# Why do we want to normalize the solar abundance of elements to Si?

When discussing nucleosynthesis, there is typically a line graph of atomic number vs. relative abundance, like the ones shown in this Wikipedia article. The relative abundance is normalized to a certain element, such as H or Si. I have seen many such graphs where the Si abundance is set to $$10^6$$. Is there any advantage or convenience to this choice?

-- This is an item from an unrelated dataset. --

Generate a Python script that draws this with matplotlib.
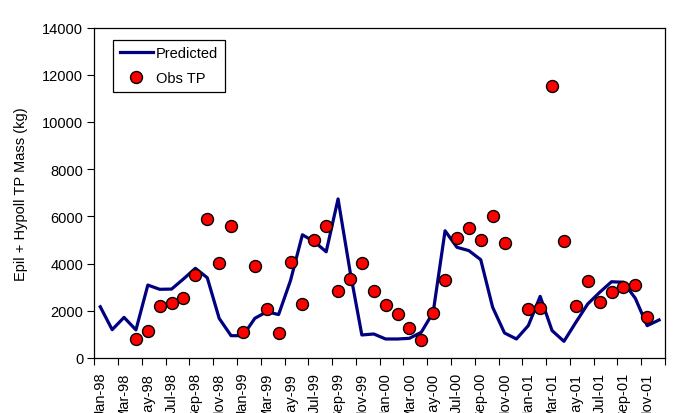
import numpy as np
import matplotlib
matplotlib.use("Agg")
import matplotlib.pyplot as plt

plt.rcParams['font.family'] = ['Liberation Sans', 'DejaVu Sans']

months = ["Jan", "Feb", "Mar", "Apr", "May", "Jun", "Jul", "Aug", "Sep", "Oct", "Nov", "Dec"]
years = ["98", "99", "00", "01"]
categories = [f"{m}-{y}" for y in years for m in months]

predicted = [2170, 1200, 1720, 1190, 3090, 2910, 2920, 3350, 3800, 3400, 1680, 945,
             945, 1680, 1960, 1840, 3280, 5220, 4930, 4500, 6740, 3700, 975, 1017,
             805, 805, 833, 1090, 1935, 5390, 4690, 4550, 4165, 2150, 1060, 805,
             1370, 2610, 1160, 706, 1510, 2290, 2780, 3230, 3210, 2530, 1370, 1610]

nan = np.nan
observed = [nan, nan, nan, 805, 1144, 2217, 2316, 2528, 3503, 5875, 4011, 5607,
            1116, 3912, 2076, 1045, 4082, 2288, 5000, 5579, 2839, 3347, 4025, 2825,
            2260, 1850, 1257, 749, 1907, 3291, 5098, 5494, 5000, 6002, 4858, nan,
            2076, 2104, 11537, 4957, 2217, 3249, 2359, 2782, 2994, 3093, 1724, nan]

fig = plt.figure(figsize=(6.89, 4.14), dpi=100)
ax = fig.add_axes([0.1369, 0.1329, 0.9652 - 0.1369, 0.9309 - 0.1329])

x = np.arange(len(categories))
ax.plot(x, predicted, color='#000080', lw=2.3, label='Predicted', zorder=2)
ax.plot(x, observed, linestyle='none', marker='o', markersize=8.6,
        markerfacecolor='#ff0000', markeredgecolor='black', markeredgewidth=1.0,
        label='Obs TP', zorder=3)

ax.set_xlim(-0.5, len(categories) - 0.5)
ax.set_ylim(0, 14000)
ax.set_yticks(np.arange(0, 14001, 2000))
ax.tick_params(axis='y', direction='out', length=5, width=0.8, labelsize=10.5, pad=3)

# major ticks at category boundaries (every 2), labels at category centres
ax.set_xticks(np.arange(-0.5, len(categories) + 0.5, 2))
ax.set_xticklabels([])
ax.set_xticks(x[::2], minor=True)
ax.set_xticklabels(categories[::2], minor=True, rotation=90, fontsize=10.5)
ax.tick_params(axis='x', which='major', direction='out', length=5, width=0.8)
ax.tick_params(axis='x', which='minor', length=0, pad=10)

for s in ax.spines.values():
    s.set_linewidth(0.9)
    s.set_color('black')

ax.set_ylabel('Epil + Hypoll TP Mass (kg)', fontsize=10.5, labelpad=10)

leg = ax.legend(loc='upper left', bbox_to_anchor=(0.033, 0.963), borderaxespad=0,
                fontsize=10.5, frameon=True, fancybox=False, edgecolor='black',
                framealpha=1, handlelength=2.3, handletextpad=0.2,
                borderpad=0.45, labelspacing=0.75)
leg.get_frame().set_linewidth(0.9)

fig.savefig('out.png', dpi=100)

For example, the vertical axis label of the "elemental abundance" plot in the figure from the linked Wikipedia article is

Abundance, atoms of element per 106 atoms of Si

source: Elemental abundances.svg

• I'm a bit of a layman, so there might be a specific meaning in astronomy or physics, but what do you mean by the relative abundance is normalized to a certain element? Commented May 17 at 21:18
• @GregBurghardt I've added the figure to which the question refers and noted the vertical scale.
– uhoh
Commented May 18 at 0:04

As for the $$10^6$$ that's an arbitrary choice, I suppose to avoid very small numbers for the rare elements, or so that abundances could be expressed in "parts per million". When expressed as a ratio to hydrogen, abundances are often given in numbers per $$10^{12}$$ hydrogen atoms (nuclei actually). Again, this is an arbitrary choice.
Goldschmidt (1937) introduced the normalization to silicon, the most abundant cation in the crust (oxygen is typically the most abundant element by number in the crust and rocks, but is difficult to measure routinely). Cations are a better choice to normalize the rock-based abundance scale. Originally, this scale was set to N(Si) = 100 (Goldschmidt 1938), then N(Si) = 10,000 (Brown 1949). With more refined analyses, smaller quantities of many elements could be measured, and it became more practical to increase the normalization. In their seminal paper, Suess & Urey (1956) changed the scale to N(Si) = $$10^6$$ explaining, “We use $$10^6$$ in order to get values for the rarer elements which can be written without negative exponentials or awkward decimal fractions.”
In a similar vein, it is claimed that the hydrogen scale being based on numbers per $$10^{12}$$ hydrogen atoms/nuclei is to avoid negative exponential values for the rarer elements (though that fails for at least uranium).